Is it any wonder that, statistically speaking, the poorer you are, the more likely you're obese?
But the biggest problem, for me, at least, has nothing to do with what I eat and everything to do with how much I eat. Simply put, I'm a pig. By the standard serving sizes printed right on the box, bag, or can of whatever the hell it is we're scarfing, I suspect most of us are. Hands up all of you who eat eleven potato chips and stop eating.
Okay, hands down, all you bullshitters.
Or take those Lipton Sidekick side dishes. Those are supposed to be split four ways. Try that next time you prepare one: you'll find a serving constitutes about three mouthfuls. Barely a taste.
Ditto Kraft Dinner. I mean, I knew a box was too much, but half a box is also too much. Here's a question, and I'm only half joking: if you abide by all these serving sizes, how do you not gnaw your own arm off out of sheer ravenousness?
To make matters worse, I was sabotaging myself with plates the size of monster truck tires and bowls like rain barrels. We bought these things because we liked them, but even the oversized portions I'm used to consuming looked relatively puny; correct serving sizes make your supper look like it came out of one of those nouveau cuisine places where they give you three carrot sticks and charge you a hundred bucks for the honour.

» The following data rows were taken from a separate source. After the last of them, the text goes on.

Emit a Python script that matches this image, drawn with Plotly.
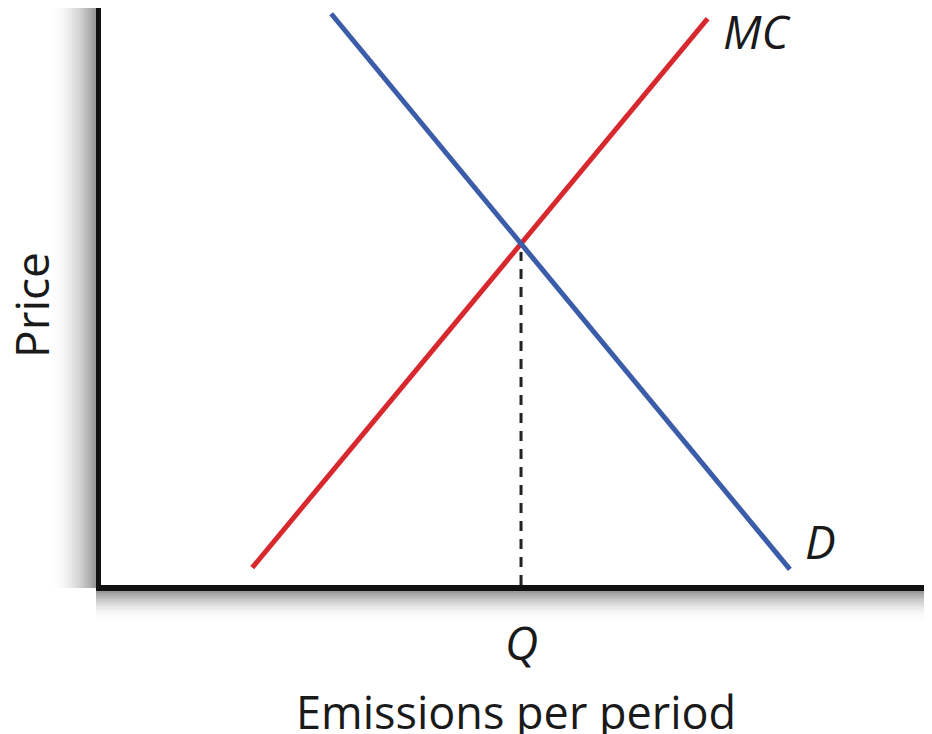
import numpy as np
import plotly.graph_objects as go

# curve end points (quantity, price)
mc_q = [1.82, 7.30]
mc_p = [0.21, 6.87]
d_q = [2.77, 8.29]
d_p = [6.93, 0.19]

curve_labels = ["MC", "D"]
label_q = [7.89, 8.66]
label_p = [6.72, 0.53]

x_title = "Emissions per period"
y_title = "Price"
q_label = "Q"

# where the two lines cross
m1 = (mc_p[1] - mc_p[0]) / (mc_q[1] - mc_q[0])
m2 = (d_p[1] - d_p[0]) / (d_q[1] - d_q[0])
q_eq = (d_p[0] - mc_p[0] + m1 * mc_q[0] - m2 * d_q[0]) / (m1 - m2)
p_eq = mc_p[0] + m1 * (q_eq - mc_q[0])

# the page body adds an 8px margin, so the figure is a bit smaller than the window
OFF = 8
W, H = 932 - OFF, 734 - OFF
L, R, T, B = 101 - OFF, 0, 0, H - (585 - OFF)
FONT = "Open Sans"
INK = "#1a1a1a"

fig = go.Figure()

fig.add_trace(go.Scatter(x=[q_eq, q_eq], y=[0, p_eq - 0.1], mode="lines",
                         line=dict(color="#222222", width=3, dash="10px,8px"),
                         hoverinfo="skip"))
fig.add_trace(go.Scatter(x=mc_q, y=mc_p, mode="lines",
                         line=dict(color="#d7282d", width=5), hoverinfo="skip"))
fig.add_trace(go.Scatter(x=d_q, y=d_p, mode="lines",
                         line=dict(color="#3b5ca8", width=5), hoverinfo="skip"))

for txt, q, p in zip(curve_labels, label_q, label_p):
    fig.add_annotation(x=q, y=p, text="<i>%s</i>" % txt, showarrow=False,
                       xanchor="center", yanchor="middle",
                       font=dict(family=FONT, size=46, color=INK))

fig.add_annotation(x=q_eq, y=0, yref="y", text="<i>%s</i>" % q_label, showarrow=False,
                   xanchor="center", yanchor="middle", yshift=-57,
                   font=dict(family=FONT, size=46, color=INK))


def px_x(px):
    # page pixel -> paper fraction
    return (px - OFF - L) / (W - L - R)


def px_y(py):
    return (H - B - (py - OFF)) / (H - T - B)


fig.add_annotation(xref="paper", yref="paper", x=px_x(516), y=px_y(711),
                   text=x_title, showarrow=False, xanchor="center", yanchor="middle",
                   font=dict(family=FONT, size=45, color=INK))
fig.add_annotation(xref="paper", yref="paper", x=px_x(31), y=px_y(305),
                   text=y_title, showarrow=False, textangle=-90,
                   xanchor="center", yanchor="middle",
                   font=dict(family=FONT, size=46, color=INK))

# soft shadows round the frame
shapes = []
n = 23
for i in range(n):
    a = 0.4 * (1 - i / n) ** 2
    shapes.append(dict(type="rect", xref="paper", yref="paper", layer="below",
                       x0=px_x(96 - 2 * (i + 1)), x1=px_x(96 - 2 * i),
                       y0=px_y(588), y1=px_y(8), line=dict(width=0),
                       fillcolor="rgba(0,0,0,%.3f)" % a))
n2 = 15
for i in range(n2):
    a = 0.4 * (1 - i / n2) ** 2
    shapes.append(dict(type="rect", xref="paper", yref="paper", layer="below",
                       x0=px_x(96), x1=px_x(932),
                       y0=px_y(591 + 2 * (i + 1)), y1=px_y(591 + 2 * i),
                       line=dict(width=0), fillcolor="rgba(0,0,0,%.3f)" % a))

fig.update_layout(
    width=W, height=H,
    margin=dict(l=L, r=R, t=T, b=B),
    paper_bgcolor="white", plot_bgcolor="white",
    showlegend=False,
    shapes=shapes,
    xaxis=dict(range=[0, 10], showgrid=False, zeroline=False, showticklabels=False,
               ticks="", showline=True, linecolor="#111111", linewidth=6, fixedrange=True),
    yaxis=dict(range=[0, 7], showgrid=False, zeroline=False, showticklabels=False,
               ticks="", showline=True, linecolor="#111111", linewidth=5, fixedrange=True),
)

fig.write_html("out.html")
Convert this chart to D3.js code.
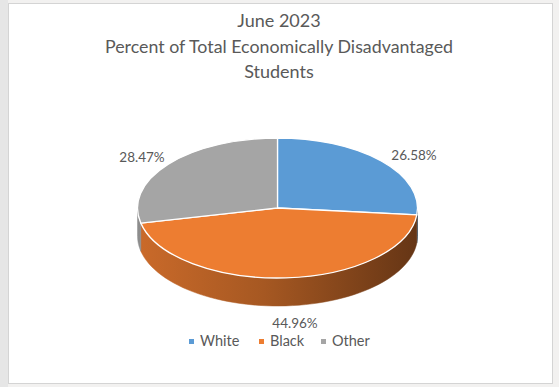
<!DOCTYPE html>
<meta charset="utf-8">
<style>
  body { margin: 0; background: #f2f1f0; }
  svg { display: block; }
  .title { font-family: Lato, "Open Sans", sans-serif; font-size: 18px; fill: #595959; }
  .lbl { font-family: Lato, "Open Sans", sans-serif; font-size: 13.5px; fill: #595959; }
  .legend text { font-family: Lato, "Open Sans", sans-serif; font-size: 14.5px; fill: #595959; }
</style>
<body>
<svg></svg>
<script src="https://d3js.org/d3.v7.min.js"></script>
<script>
  // data
  var categories = ['White', 'Black', 'Other'];
  var percents = [26.58, 44.96, 28.47];
  var colors = ['#5b9bd5', '#ed7d31', '#a5a5a5'];
  var titleLines = ['June 2023', 'Percent of Total Economically Disadvantaged', 'Students'];

  var W = 559, H = 387;
  var cx = 277.5, cy = 208, rx = 140, ry = 70, depth = 28;

  var svg = d3.select('svg').attr('width', W).attr('height', H);

  // frame
  svg.append('rect').attr('x', 0).attr('y', 0).attr('width', 8).attr('height', H).attr('fill', '#e6e6e6');
  svg.append('rect')
      .attr('x', 8.5).attr('y', 3.5).attr('width', 544).attr('height', 380)
      .attr('fill', '#fff').attr('stroke', '#d4d4d4');

  svg.append('g').selectAll('text')
      .data(titleLines)
      .enter().append('text')
      .attr('class', 'title')
      .attr('x', 279)
      .attr('y', function(d, i) { return 27 + i * 25.5; })
      .attr('text-anchor', 'middle')
      .attr('textLength', function(d, i) { return i == 1 ? 348 : null; })
      .attr('lengthAdjust', 'spacingAndGlyphs')
      .text(function(d) { return d; });

  var pie = d3.pie().sort(null).value(function(d) { return d; });
  var arcs = pie(percents);

  var defs = svg.append('defs');
  colors.forEach(function(c, i) {
    var g = defs.append('linearGradient')
        .attr('id', 'side' + i)
        .attr('gradientUnits', 'userSpaceOnUse')
        .attr('x1', -rx).attr('x2', rx).attr('y1', 0).attr('y2', 0);
    g.append('stop').attr('offset', '0%').attr('stop-color', d3.color(c).darker(0.45));
    g.append('stop').attr('offset', '45%').attr('stop-color', d3.color(c).darker(1.0));
    g.append('stop').attr('offset', '100%').attr('stop-color', d3.color(c).darker(2.4));
  });

  var pie3d = svg.append('g').attr('transform', 'translate(' + cx + ',' + cy + ')');

  function px(a) { return rx * Math.sin(a); }
  function py(a) { return -ry * Math.cos(a); }

  // side walls (front half only)
  arcs.forEach(function(d, i) {
    var a0 = Math.max(d.startAngle, Math.PI / 2),
        a1 = Math.min(d.endAngle, 3 * Math.PI / 2);
    if (a1 <= a0) return;
    var n = 60, pts = [];
    d3.range(n + 1).forEach(function(k) {
      var a = a0 + (a1 - a0) * k / n;
      pts.push([px(a), py(a)]);
    });
    d3.range(n + 1).forEach(function(k) {
      var a = a1 - (a1 - a0) * k / n;
      pts.push([px(a), py(a) + depth]);
    });
    pie3d.append('path')
        .attr('d', d3.line()(pts) + 'Z')
        .attr('fill', 'url(#side' + i + ')')
        .attr('stroke', 'url(#side' + i + ')')
        .attr('stroke-width', 0.5);
  });

  // top faces
  var arc = d3.arc().innerRadius(0).outerRadius(rx);
  pie3d.append('g')
      .attr('transform', 'scale(1,' + (ry / rx) + ')')
      .selectAll('path')
      .data(arcs)
      .enter().append('path')
      .attr('d', arc)
      .attr('fill', function(d, i) { return colors[i]; })
      .attr('stroke', '#fff')
      .attr('stroke-width', 1.3)
      .attr('vector-effect', 'non-scaling-stroke');

  // data labels
  var labelPos = [[414, 160], [295, 328], [142, 162]];
  svg.append('g').selectAll('text')
      .data(arcs)
      .enter().append('text')
      .attr('class', 'lbl')
      .attr('x', function(d, i) { return labelPos[i][0]; })
      .attr('y', function(d, i) { return labelPos[i][1]; })
      .attr('text-anchor', 'middle')
      .text(function(d) { return d.data.toFixed(2) + '%'; });

  // legend
  var legendX = [189, 259, 321];
  var legend = svg.append('g').attr('class', 'legend')
      .selectAll('g')
      .data(categories)
      .enter().append('g')
      .attr('transform', function(d, i) { return 'translate(' + legendX[i] + ',346)'; });
  legend.append('rect')
      .attr('x', 0).attr('y', -7).attr('width', 5).attr('height', 5)
      .attr('fill', function(d, i) { return colors[i]; });
  legend.append('text')
      .attr('x', 11)
      .attr('y', 0)
      .text(function(d) { return d; });
</script>
</body>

Oversized flatware is getting more and more common these days, have you noticed? It's frustrating.
"Hey, I like this pattern!"
"Yeah, but you'd have to saw it in half. Oh, wait a second, that's supposed to be a saucer. Can you break in in quarters?"
"Okay, what about this one? It's a reasonable size."
"Yeah, and it looks like gangrene. Put it back."
And, of course, there's the matter of exorcism...I mean, excercise. I don't get enough. I'm actually pretty certain that all this foofarow about low-fat, low-carb, low-cal, high-fibre is pretty much a moot point. You can eat whatever the hell you want so long as you're willing to exercise it off. Consider the Amish. Their food is rich and tasty and spectacularly unhealthy by the standards of the modern dietician. But they work thirty-nine hours a day. You'd be skinny too.
Face it: the only diet absotively GUARANTEED to work is to eat fewer calories than you burn. I admit, I'm pretty partial to the Ken-diet, to wit: eat whatever you want, and just don't swallow anything...
So: life changes. I'm trying very hard to regard food as fuel, not fun. That's a bitch of an attitude adjustment when my whole diet has always been planned around what I like to eat. We're gradually, as money permits, introducing more organic stuff into the diet (and there's another wallet-killer! Organic eggs range between 1.5 and almost three times the price of regular eggs, and I'll bet you most people can't taste a difference. And eggs are among the cheapest organic items, relative to their non-organic counterparts.
We'll get serious about this when we return from southern climes. Cue the Premier Fitness jingle:
I don't wanna be a fat guy
Rubbery flubbery blubbery out-of-shape dude.